## Given records
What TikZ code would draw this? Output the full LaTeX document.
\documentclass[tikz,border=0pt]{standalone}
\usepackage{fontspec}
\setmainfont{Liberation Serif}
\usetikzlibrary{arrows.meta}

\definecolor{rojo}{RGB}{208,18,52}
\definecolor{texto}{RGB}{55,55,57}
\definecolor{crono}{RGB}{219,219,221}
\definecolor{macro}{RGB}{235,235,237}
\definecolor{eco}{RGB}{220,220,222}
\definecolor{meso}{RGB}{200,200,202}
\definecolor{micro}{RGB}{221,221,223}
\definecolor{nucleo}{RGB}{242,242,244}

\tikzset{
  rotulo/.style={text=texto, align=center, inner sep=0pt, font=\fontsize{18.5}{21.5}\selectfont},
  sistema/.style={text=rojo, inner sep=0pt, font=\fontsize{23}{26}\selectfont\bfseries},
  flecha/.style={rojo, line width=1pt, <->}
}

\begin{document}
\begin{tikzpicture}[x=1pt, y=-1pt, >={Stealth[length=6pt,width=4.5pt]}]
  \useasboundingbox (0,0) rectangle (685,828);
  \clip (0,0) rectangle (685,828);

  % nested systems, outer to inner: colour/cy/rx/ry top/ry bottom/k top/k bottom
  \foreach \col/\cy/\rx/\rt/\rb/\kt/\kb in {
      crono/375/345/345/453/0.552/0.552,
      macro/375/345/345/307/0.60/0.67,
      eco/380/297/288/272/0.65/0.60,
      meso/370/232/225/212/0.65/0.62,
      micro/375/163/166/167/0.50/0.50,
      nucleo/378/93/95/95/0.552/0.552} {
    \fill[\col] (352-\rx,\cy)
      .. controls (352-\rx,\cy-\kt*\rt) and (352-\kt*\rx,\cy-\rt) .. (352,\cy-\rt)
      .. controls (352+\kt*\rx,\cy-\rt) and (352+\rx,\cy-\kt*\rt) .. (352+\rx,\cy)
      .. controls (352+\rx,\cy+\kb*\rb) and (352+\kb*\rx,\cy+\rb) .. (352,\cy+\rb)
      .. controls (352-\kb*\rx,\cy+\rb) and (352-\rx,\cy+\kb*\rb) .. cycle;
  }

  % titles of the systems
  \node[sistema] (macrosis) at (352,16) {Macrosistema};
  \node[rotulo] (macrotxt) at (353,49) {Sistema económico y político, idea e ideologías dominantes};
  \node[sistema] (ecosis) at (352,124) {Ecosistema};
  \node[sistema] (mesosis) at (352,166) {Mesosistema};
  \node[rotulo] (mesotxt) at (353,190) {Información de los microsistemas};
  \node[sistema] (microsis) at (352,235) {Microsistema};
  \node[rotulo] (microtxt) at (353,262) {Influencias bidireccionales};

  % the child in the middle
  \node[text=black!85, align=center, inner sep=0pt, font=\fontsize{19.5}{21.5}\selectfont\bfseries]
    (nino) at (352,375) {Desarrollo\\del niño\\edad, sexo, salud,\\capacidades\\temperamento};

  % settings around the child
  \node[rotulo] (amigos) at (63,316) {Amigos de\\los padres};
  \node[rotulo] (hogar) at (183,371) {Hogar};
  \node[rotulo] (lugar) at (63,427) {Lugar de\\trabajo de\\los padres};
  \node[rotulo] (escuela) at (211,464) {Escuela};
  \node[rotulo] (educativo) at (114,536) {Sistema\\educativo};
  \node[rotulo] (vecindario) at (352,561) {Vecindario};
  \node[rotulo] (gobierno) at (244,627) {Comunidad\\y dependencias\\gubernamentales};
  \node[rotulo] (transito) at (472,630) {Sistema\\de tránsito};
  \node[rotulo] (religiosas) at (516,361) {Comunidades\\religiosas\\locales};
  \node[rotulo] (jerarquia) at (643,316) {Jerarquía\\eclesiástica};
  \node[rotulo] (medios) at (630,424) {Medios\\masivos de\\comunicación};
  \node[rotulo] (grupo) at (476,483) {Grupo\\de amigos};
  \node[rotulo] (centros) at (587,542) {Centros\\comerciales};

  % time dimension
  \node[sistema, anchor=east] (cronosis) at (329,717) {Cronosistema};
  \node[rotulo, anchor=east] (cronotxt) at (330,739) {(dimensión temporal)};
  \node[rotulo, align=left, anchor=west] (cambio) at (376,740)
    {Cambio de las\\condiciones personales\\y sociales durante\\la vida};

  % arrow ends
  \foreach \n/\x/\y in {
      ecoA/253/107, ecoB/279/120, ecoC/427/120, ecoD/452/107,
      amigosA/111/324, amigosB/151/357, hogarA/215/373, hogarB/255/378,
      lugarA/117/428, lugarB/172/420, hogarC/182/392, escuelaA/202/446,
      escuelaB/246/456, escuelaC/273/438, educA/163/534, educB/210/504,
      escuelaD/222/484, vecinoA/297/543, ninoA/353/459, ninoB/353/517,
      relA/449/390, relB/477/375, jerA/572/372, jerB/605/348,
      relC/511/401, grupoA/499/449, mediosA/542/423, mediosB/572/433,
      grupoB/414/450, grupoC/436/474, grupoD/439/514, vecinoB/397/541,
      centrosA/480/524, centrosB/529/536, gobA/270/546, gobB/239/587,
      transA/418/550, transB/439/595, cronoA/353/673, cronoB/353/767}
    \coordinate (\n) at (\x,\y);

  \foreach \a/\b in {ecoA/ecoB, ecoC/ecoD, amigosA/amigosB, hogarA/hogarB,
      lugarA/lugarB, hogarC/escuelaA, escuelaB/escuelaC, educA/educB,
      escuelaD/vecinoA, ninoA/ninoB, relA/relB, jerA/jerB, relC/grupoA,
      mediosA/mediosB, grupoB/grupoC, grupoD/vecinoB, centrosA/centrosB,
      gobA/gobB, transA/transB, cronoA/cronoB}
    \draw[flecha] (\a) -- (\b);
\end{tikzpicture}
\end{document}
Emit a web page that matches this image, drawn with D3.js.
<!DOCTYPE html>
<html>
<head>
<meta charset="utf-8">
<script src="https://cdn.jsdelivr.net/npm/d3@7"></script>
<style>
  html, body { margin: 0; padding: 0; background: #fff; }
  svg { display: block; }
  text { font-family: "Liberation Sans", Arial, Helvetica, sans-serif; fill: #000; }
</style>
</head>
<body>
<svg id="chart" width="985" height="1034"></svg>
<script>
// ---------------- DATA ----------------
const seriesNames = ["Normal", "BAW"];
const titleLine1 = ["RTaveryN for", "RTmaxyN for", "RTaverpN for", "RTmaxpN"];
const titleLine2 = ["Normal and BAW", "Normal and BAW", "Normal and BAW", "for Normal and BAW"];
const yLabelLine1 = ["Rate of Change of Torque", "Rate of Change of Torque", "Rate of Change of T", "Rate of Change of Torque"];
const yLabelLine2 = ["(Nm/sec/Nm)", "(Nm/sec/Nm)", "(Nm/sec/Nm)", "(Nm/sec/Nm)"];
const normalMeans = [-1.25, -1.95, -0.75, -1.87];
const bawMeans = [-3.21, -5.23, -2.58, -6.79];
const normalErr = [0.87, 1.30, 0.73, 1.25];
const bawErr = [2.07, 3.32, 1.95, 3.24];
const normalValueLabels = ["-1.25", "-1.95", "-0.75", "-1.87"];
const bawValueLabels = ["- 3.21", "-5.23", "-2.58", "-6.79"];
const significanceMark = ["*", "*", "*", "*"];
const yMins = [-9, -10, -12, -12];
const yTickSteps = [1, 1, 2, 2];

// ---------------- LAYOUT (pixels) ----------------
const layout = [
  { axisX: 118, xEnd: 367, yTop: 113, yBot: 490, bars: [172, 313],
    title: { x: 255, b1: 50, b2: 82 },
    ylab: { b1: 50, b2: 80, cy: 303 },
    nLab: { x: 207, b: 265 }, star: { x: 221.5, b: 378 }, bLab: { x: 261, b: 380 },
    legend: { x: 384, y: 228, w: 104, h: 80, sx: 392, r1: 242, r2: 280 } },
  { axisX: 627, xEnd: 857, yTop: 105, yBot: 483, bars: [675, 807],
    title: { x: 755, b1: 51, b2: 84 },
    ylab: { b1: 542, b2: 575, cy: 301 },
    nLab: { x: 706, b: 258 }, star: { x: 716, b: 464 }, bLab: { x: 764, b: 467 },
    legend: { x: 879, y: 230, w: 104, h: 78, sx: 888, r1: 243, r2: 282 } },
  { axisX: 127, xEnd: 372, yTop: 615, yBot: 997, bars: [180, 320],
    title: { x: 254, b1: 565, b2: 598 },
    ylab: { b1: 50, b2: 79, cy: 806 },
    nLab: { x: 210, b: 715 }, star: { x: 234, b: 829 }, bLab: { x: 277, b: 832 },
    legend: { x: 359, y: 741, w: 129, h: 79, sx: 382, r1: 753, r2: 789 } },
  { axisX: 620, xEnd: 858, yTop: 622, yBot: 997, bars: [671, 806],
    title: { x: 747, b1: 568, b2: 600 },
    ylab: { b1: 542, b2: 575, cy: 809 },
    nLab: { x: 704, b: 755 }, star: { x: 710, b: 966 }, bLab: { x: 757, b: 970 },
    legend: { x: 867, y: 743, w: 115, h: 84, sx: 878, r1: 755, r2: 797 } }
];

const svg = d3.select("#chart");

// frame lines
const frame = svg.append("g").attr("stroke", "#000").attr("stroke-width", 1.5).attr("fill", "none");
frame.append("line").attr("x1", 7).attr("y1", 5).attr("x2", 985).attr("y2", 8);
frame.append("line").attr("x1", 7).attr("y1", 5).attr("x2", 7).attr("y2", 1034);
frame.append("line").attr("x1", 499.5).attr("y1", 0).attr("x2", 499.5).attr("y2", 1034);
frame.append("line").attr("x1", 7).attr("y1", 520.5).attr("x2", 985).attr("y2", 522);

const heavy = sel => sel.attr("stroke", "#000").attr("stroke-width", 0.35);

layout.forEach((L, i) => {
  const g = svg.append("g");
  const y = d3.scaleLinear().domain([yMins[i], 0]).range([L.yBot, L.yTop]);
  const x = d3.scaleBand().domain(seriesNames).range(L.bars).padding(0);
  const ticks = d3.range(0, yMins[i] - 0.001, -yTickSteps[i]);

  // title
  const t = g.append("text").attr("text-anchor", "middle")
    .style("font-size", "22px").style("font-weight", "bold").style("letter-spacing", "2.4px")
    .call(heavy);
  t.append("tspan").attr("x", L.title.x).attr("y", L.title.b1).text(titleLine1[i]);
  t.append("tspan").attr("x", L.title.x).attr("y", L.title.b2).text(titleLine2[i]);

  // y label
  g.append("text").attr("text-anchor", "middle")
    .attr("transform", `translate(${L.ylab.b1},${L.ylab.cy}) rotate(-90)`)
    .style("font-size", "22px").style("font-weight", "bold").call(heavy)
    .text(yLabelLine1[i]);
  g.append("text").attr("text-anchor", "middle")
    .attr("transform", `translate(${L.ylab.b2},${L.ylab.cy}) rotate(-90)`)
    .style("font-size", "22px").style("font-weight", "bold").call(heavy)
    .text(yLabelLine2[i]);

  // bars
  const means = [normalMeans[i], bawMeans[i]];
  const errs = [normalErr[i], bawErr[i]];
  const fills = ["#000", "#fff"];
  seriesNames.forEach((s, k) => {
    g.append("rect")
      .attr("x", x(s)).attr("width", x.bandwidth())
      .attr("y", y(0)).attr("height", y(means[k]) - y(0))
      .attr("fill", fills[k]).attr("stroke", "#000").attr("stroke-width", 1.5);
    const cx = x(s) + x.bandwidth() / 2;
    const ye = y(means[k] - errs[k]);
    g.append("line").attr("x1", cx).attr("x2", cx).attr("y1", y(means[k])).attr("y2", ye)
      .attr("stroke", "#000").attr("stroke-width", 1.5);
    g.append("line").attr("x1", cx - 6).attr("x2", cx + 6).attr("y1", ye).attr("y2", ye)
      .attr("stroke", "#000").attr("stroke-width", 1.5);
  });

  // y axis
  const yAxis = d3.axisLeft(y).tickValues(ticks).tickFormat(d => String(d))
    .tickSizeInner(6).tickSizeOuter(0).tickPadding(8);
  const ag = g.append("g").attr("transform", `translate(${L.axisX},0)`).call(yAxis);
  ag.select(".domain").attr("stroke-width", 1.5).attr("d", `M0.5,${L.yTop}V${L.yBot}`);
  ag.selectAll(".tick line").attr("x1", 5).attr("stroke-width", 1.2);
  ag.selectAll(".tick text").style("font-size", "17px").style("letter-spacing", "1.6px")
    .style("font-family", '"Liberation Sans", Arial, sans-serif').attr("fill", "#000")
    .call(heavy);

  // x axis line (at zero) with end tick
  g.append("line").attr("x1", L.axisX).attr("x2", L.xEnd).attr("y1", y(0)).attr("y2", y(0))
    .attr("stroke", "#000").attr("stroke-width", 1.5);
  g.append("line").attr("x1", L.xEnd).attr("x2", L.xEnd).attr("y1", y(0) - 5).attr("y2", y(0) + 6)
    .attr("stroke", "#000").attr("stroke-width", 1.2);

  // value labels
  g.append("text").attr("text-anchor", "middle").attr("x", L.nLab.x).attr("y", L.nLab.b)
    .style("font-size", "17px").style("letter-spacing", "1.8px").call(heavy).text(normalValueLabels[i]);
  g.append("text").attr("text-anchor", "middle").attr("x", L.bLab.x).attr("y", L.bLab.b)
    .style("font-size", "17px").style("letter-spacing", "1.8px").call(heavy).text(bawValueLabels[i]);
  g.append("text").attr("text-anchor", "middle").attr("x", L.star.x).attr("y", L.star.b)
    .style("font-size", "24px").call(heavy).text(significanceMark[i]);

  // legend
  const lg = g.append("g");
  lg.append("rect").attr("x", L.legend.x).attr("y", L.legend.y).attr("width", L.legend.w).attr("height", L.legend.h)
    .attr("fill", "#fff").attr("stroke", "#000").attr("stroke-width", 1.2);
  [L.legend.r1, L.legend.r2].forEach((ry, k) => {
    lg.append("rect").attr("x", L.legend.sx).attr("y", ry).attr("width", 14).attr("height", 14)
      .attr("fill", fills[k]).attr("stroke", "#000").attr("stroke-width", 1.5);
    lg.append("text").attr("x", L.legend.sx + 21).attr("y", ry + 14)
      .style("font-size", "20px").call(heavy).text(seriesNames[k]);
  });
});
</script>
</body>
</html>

## What you are asked to do
Give back exactly the stretch that opens on the line with "Emit a web page" and closes on the line with "const yTickSteps = [1, 1, 2, 2];".

## Response for this exercise
Emit a web page that matches this image, drawn with D3.js.
<!DOCTYPE html>
<html>
<head>
<meta charset="utf-8">
<script src="https://cdn.jsdelivr.net/npm/d3@7"></script>
<style>
  html, body { margin: 0; padding: 0; background: #fff; }
  svg { display: block; }
  text { font-family: "Liberation Sans", Arial, Helvetica, sans-serif; fill: #000; }
</style>
</head>
<body>
<svg id="chart" width="985" height="1034"></svg>
<script>
// ---------------- DATA ----------------
const seriesNames = ["Normal", "BAW"];
const titleLine1 = ["RTaveryN for", "RTmaxyN for", "RTaverpN for", "RTmaxpN"];
const titleLine2 = ["Normal and BAW", "Normal and BAW", "Normal and BAW", "for Normal and BAW"];
const yLabelLine1 = ["Rate of Change of Torque", "Rate of Change of Torque", "Rate of Change of T", "Rate of Change of Torque"];
const yLabelLine2 = ["(Nm/sec/Nm)", "(Nm/sec/Nm)", "(Nm/sec/Nm)", "(Nm/sec/Nm)"];
const normalMeans = [-1.25, -1.95, -0.75, -1.87];
const bawMeans = [-3.21, -5.23, -2.58, -6.79];
const normalErr = [0.87, 1.30, 0.73, 1.25];
const bawErr = [2.07, 3.32, 1.95, 3.24];
const normalValueLabels = ["-1.25", "-1.95", "-0.75", "-1.87"];
const bawValueLabels = ["- 3.21", "-5.23", "-2.58", "-6.79"];
const significanceMark = ["*", "*", "*", "*"];
const yMins = [-9, -10, -12, -12];
const yTickSteps = [1, 1, 2, 2];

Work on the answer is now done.